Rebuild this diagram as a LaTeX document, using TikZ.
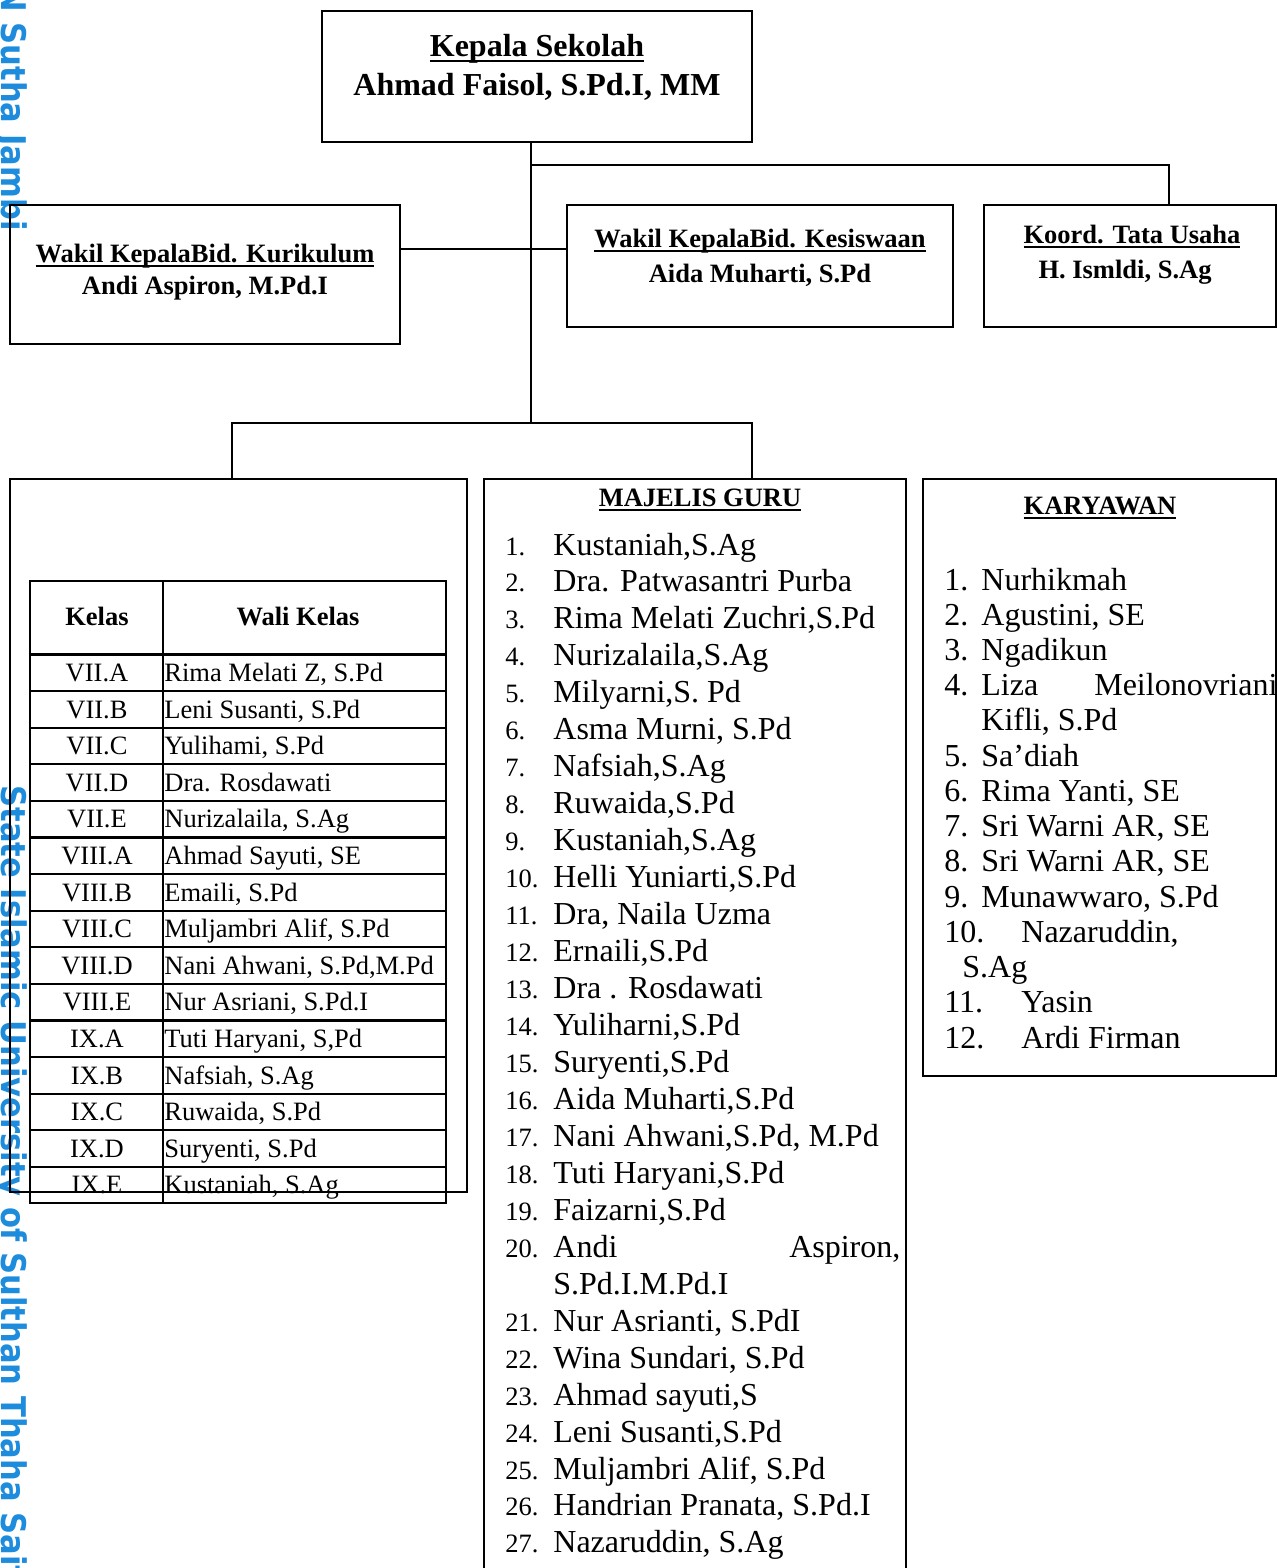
\documentclass[tikz,border=0pt]{standalone}
\usepackage{fontspec}
\setmainfont{Liberation Serif}
\newfontfamily\wmfont[FakeStretch=0.9]{DejaVu Sans}
\usepackage{xcolor}
\usetikzlibrary{positioning,calc}
\definecolor{wmblue}{RGB}{30,140,220}
\newcommand{\uln}[1]{\setbox0\hbox{#1}\rlap{\rule[-2.6pt]{\wd0}{1.1pt}}\box0}

\begin{document}
\begin{tikzpicture}[x=0.5pt, y=-0.5pt]
    \tikzstyle{unitbox} = [rectangle, draw, line width=1pt, inner sep=0pt]
    \tikzstyle{bigtitle} = [font=\fontsize{16}{19}\selectfont\bfseries, inner sep=0pt, anchor=base]
    \tikzstyle{boxtitle} = [font=\fontsize{13.25}{16}\selectfont\bfseries, inner sep=0pt, anchor=base]
    \tikzstyle{cell} = [font=\fontsize{13.25}{16}\selectfont, inner sep=0pt, anchor=base]
    \tikzstyle{entry} = [font=\fontsize{16}{19}\selectfont, inner sep=0pt, anchor=base west]
    \tikzstyle{num} = [font=\fontsize{13.25}{16}\selectfont, inner sep=0pt, anchor=base west]
    \tikzstyle{link} = [line width=0.9pt]
    \tikzstyle{grid} = [line width=1.1pt]
    \tikzstyle{wm} = [font=\wmfont\bfseries\fontsize{17}{20}\selectfont, text=wmblue, inner sep=0pt, rotate=-90]

    \useasboundingbox (0,0) rectangle (1277,1568);
    \clip (0,0) rectangle (1277,1568);

    % Watermark
    \node[wm, anchor=base east] (wmtop) at (2,231) {UIN Sutha Jambi};
    \node[wm, anchor=base west] (wmbot) at (2,785) {State Islamic University of Sulthan Thaha Saifuddin Jambi};

    % Kepala sekolah
    \node[unitbox, minimum width=215pt, minimum height=65.5pt] (kepala) at (537,76.5) {};
    \node[bigtitle] (kepT) at (537,57) {\uln{Kepala Sekolah}};
    \node[bigtitle] (kepN) at (537,96) {Ahmad Faisol, S.Pd.I, MM};

    % Wakil kepala and tata usaha
    \node[unitbox, minimum width=195pt, minimum height=69.5pt] (kur) at (205,274.5) {};
    \node[boxtitle] (kurT) at (205,262) {\uln{Wakil KepalaBid. Kurikulum}};
    \node[boxtitle] (kurN) at (205,294) {Andi Aspiron, M.Pd.I};

    \node[unitbox, minimum width=193pt, minimum height=61pt] (kes) at (760,266) {};
    \node[boxtitle] (kesT) at (760,247) {\uln{Wakil KepalaBid. Kesiswaan}};
    \node[boxtitle] (kesN) at (760,282) {Aida Muharti, S.Pd};

    \node[unitbox, minimum width=146pt, minimum height=61pt] (koord) at (1130,266) {};
    \node[boxtitle] (koordT) at (1132,243) {\uln{Koord. Tata Usaha}};
    \node[boxtitle] (koordN) at (1125,278) {H. Ismldi, S.Ag};

    % Lower boxes
    \node[unitbox, line width=0.8pt, minimum width=228.5pt, minimum height=356.5pt] (kelasbox) at (238.5,835.5) {};
    \node[unitbox, minimum width=211pt, minimum height=560.5pt] (majelis) at (695,1039.5) {};
    \node[unitbox, minimum width=176.5pt, minimum height=298.5pt] (karyawan) at (1099.5,777.5) {};

    % Connections
    \coordinate (fork) at (531,165);
    \coordinate (mid) at (531,249);
    \coordinate (trunk) at (531,423);
    \draw[link] (kepala.south -| trunk) -- (trunk);
    \draw[link] (fork) -| ($(koord.north)+(39,0)$);
    \draw[link] (kur.east |- mid) -- (kes.west |- mid);
    \draw[link] ($(kelasbox.north)+(-6.5,0)$) |- (trunk) -| ($(majelis.north)+(57,0)$);

    % Wali kelas table
    \draw[grid] (30,581) rectangle (446,1203);
    \draw[grid] (163,581) -- (163,1203);
    \foreach \r in {0,...,14}
        \draw[grid] (30,{654.5+36.6*\r}) -- (446,{654.5+36.6*\r});
    \node[cell, font=\fontsize{13.25}{16}\selectfont\bfseries] (hkelas) at (97,625) {Kelas};
    \node[cell, font=\fontsize{13.25}{16}\selectfont\bfseries] (hwali) at (298,625) {Wali Kelas};
    \foreach \kls/\wali [count=\r from 0] in {
        VII.A/{Rima Melati Z, S.Pd}, VII.B/{Leni Susanti, S.Pd}, VII.C/{Yulihami, S.Pd},
        VII.D/{Dra. Rosdawati}, VII.E/{Nurizalaila, S.Ag}, VIII.A/{Ahmad Sayuti, SE},
        VIII.B/{Emaili, S.Pd}, VIII.C/{Muljambri Alif, S.Pd}, VIII.D/{Nani Ahwani, S.Pd,M.Pd},
        VIII.E/{Nur Asriani, S.Pd.I}, IX.A/{Tuti Haryani, S,Pd}, IX.B/{Nafsiah, S.Ag},
        IX.C/{Ruwaida, S.Pd}, IX.D/{Suryenti, S.Pd}, IX.E/{Kustaniah, S.Ag}} {
        \node[cell] (kelas\r) at (97,{681.5+36.6*\r}) {\kls};
        \node[cell, anchor=base west] (wali\r) at (164,{681.5+36.6*\r}) {\wali};
    }

    % Majelis guru
    \node[boxtitle] (majT) at (700,506) {\uln{MAJELIS GURU}};
    \foreach \nama [count=\n] in {
        {Kustaniah,S.Ag}, {Dra. Patwasantri Purba}, {Rima Melati Zuchri,S.Pd}, {Nurizalaila,S.Ag},
        {Milyarni,S. Pd}, {Asma Murni, S.Pd}, {Nafsiah,S.Ag}, {Ruwaida,S.Pd}, {Kustaniah,S.Ag},
        {Helli Yuniarti,S.Pd}, {Dra, Naila Uzma}, {Ernaili,S.Pd}, {Dra . Rosdawati},
        {Yuliharni,S.Pd}, {Suryenti,S.Pd}, {Aida Muharti,S.Pd}, {Nani Ahwani,S.Pd, M.Pd},
        {Tuti Haryani,S.Pd}, {Faizarni,S.Pd}} {
        \node[num] (gnum\n) at (505,{555+36.96*(\n-1)}) {\n.};
        \node[entry] (gname\n) at (553,{555+36.96*(\n-1)}) {\nama};
    }
    \node[num] (gnum20) at (505,{555+36.96*19}) {20.};
    \node[entry] (gname20) at (553,{555+36.96*19}) {\hbox to 173.5pt{Andi\hfill Aspiron,}};
    \node[entry] (gname20b) at (553,{555+36.96*20}) {S.Pd.I.M.Pd.I};
    \foreach \nama [count=\n from 21] in {
        {Nur Asrianti, S.PdI}, {Wina Sundari, S.Pd}, {Ahmad sayuti,S}, {Leni Susanti,S.Pd},
        {Muljambri Alif, S.Pd}, {Handrian Pranata, S.Pd.I}, {Nazaruddin, S.Ag}} {
        \node[num] (gnum\n) at (505,{555+36.96*\n}) {\n.};
        \node[entry] (gname\n) at (553,{555+36.96*\n}) {\nama};
    }

    % Karyawan
    \node[boxtitle] (karT) at (1100,514) {\uln{KARYAWAN}};
    \foreach \n/\k/\nama in {1/0/Nurhikmah, 2/1/{Agustini, SE}, 3/2/Ngadikun, 5/5/{Sa’diah},
        6/6/{Rima Yanti, SE}, 7/7/{Sri Warni AR, SE}, 8/8/{Sri Warni AR, SE}, 9/9/{Munawwaro, S.Pd}} {
        \node[entry] (knum\n) at (944,{590+35.23*\k}) {\n.};
        \node[entry] (kname\n) at (981,{590+35.23*\k}) {\nama};
    }
    \node[entry] (knum4) at (944,{590+35.23*3}) {4.};
    \node[entry] (kname4) at (981,{590+35.23*3}) {\hbox to 148pt{Liza\hfill Meilonovriani}};
    \node[entry] (kname4b) at (981,{590+35.23*4}) {Kifli, S.Pd};
    \node[entry] (knum10) at (944,{590+35.23*10}) {10.};
    \node[entry] (kname10) at (1021,{590+35.23*10}) {Nazaruddin,};
    \node[entry] (kname10b) at (962,{590+35.23*11}) {S.Ag};
    \node[entry] (knum11) at (944,{590+35.23*12}) {11.};
    \node[entry] (kname11) at (1021,{590+35.23*12}) {Yasin};
    \node[entry] (knum12) at (944,{590+35.23*13}) {12.};
    \node[entry] (kname12) at (1021,{590+35.23*13}) {Ardi Firman};
\end{tikzpicture}
\end{document}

• _SET EXERCISE_
Would you reproduce the lines above, from the very first through the line containing "(kepN) at (537,96)", exactly and without the pictures?

• _EXERCISE SOLUTION_
Rebuild this diagram as a LaTeX document, using TikZ.
\documentclass[tikz,border=0pt]{standalone}
\usepackage{fontspec}
\setmainfont{Liberation Serif}
\newfontfamily\wmfont[FakeStretch=0.9]{DejaVu Sans}
\usepackage{xcolor}
\usetikzlibrary{positioning,calc}
\definecolor{wmblue}{RGB}{30,140,220}
\newcommand{\uln}[1]{\setbox0\hbox{#1}\rlap{\rule[-2.6pt]{\wd0}{1.1pt}}\box0}

\begin{document}
\begin{tikzpicture}[x=0.5pt, y=-0.5pt]
    \tikzstyle{unitbox} = [rectangle, draw, line width=1pt, inner sep=0pt]
    \tikzstyle{bigtitle} = [font=\fontsize{16}{19}\selectfont\bfseries, inner sep=0pt, anchor=base]
    \tikzstyle{boxtitle} = [font=\fontsize{13.25}{16}\selectfont\bfseries, inner sep=0pt, anchor=base]
    \tikzstyle{cell} = [font=\fontsize{13.25}{16}\selectfont, inner sep=0pt, anchor=base]
    \tikzstyle{entry} = [font=\fontsize{16}{19}\selectfont, inner sep=0pt, anchor=base west]
    \tikzstyle{num} = [font=\fontsize{13.25}{16}\selectfont, inner sep=0pt, anchor=base west]
    \tikzstyle{link} = [line width=0.9pt]
    \tikzstyle{grid} = [line width=1.1pt]
    \tikzstyle{wm} = [font=\wmfont\bfseries\fontsize{17}{20}\selectfont, text=wmblue, inner sep=0pt, rotate=-90]

    \useasboundingbox (0,0) rectangle (1277,1568);
    \clip (0,0) rectangle (1277,1568);

    % Watermark
    \node[wm, anchor=base east] (wmtop) at (2,231) {UIN Sutha Jambi};
    \node[wm, anchor=base west] (wmbot) at (2,785) {State Islamic University of Sulthan Thaha Saifuddin Jambi};

    % Kepala sekolah
    \node[unitbox, minimum width=215pt, minimum height=65.5pt] (kepala) at (537,76.5) {};
    \node[bigtitle] (kepT) at (537,57) {\uln{Kepala Sekolah}};
    \node[bigtitle] (kepN) at (537,96) {Ahmad Faisol, S.Pd.I, MM};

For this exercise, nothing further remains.